Write out all of the lines below, exactly and completely.

## Dataset section

╔══

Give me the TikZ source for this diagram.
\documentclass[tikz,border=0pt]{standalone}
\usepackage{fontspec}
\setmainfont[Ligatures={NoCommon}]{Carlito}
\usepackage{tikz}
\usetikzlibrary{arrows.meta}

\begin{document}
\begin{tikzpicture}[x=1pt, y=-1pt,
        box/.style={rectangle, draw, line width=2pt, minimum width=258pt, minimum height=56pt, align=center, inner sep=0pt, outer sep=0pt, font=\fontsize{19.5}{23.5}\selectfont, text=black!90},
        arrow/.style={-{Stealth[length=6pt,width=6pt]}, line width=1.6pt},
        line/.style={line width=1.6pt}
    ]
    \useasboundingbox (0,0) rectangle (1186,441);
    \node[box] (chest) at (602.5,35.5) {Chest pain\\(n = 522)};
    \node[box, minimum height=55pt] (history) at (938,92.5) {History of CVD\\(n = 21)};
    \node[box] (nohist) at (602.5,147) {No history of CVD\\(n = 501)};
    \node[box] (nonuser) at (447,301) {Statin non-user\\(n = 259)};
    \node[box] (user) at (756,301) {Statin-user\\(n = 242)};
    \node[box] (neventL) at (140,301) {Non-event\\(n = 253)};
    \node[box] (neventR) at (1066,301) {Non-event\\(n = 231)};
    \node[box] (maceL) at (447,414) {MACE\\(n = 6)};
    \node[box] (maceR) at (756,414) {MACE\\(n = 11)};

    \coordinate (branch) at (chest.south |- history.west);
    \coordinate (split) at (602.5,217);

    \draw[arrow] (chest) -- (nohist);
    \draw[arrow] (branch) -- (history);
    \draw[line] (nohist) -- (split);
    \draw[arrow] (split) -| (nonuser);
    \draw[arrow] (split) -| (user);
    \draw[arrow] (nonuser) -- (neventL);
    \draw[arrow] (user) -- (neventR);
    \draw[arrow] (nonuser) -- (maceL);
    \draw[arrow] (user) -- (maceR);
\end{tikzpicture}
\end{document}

╚══

## Solution to this problem
Give me the TikZ source for this diagram.
\documentclass[tikz,border=0pt]{standalone}
\usepackage{fontspec}
\setmainfont[Ligatures={NoCommon}]{Carlito}
\usepackage{tikz}
\usetikzlibrary{arrows.meta}

\begin{document}
\begin{tikzpicture}[x=1pt, y=-1pt,
        box/.style={rectangle, draw, line width=2pt, minimum width=258pt, minimum height=56pt, align=center, inner sep=0pt, outer sep=0pt, font=\fontsize{19.5}{23.5}\selectfont, text=black!90},
        arrow/.style={-{Stealth[length=6pt,width=6pt]}, line width=1.6pt},
        line/.style={line width=1.6pt}
    ]
    \useasboundingbox (0,0) rectangle (1186,441);
    \node[box] (chest) at (602.5,35.5) {Chest pain\\(n = 522)};
    \node[box, minimum height=55pt] (history) at (938,92.5) {History of CVD\\(n = 21)};
    \node[box] (nohist) at (602.5,147) {No history of CVD\\(n = 501)};
    \node[box] (nonuser) at (447,301) {Statin non-user\\(n = 259)};
    \node[box] (user) at (756,301) {Statin-user\\(n = 242)};
    \node[box] (neventL) at (140,301) {Non-event\\(n = 253)};
    \node[box] (neventR) at (1066,301) {Non-event\\(n = 231)};
    \node[box] (maceL) at (447,414) {MACE\\(n = 6)};
    \node[box] (maceR) at (756,414) {MACE\\(n = 11)};

    \coordinate (branch) at (chest.south |- history.west);
    \coordinate (split) at (602.5,217);

    \draw[arrow] (chest) -- (nohist);
    \draw[arrow] (branch) -- (history);
    \draw[line] (nohist) -- (split);
    \draw[arrow] (split) -| (nonuser);
    \draw[arrow] (split) -| (user);
    \draw[arrow] (nonuser) -- (neventL);
    \draw[arrow] (user) -- (neventR);
    \draw[arrow] (nonuser) -- (maceL);
    \draw[arrow] (user) -- (maceR);
\end{tikzpicture}
\end{document}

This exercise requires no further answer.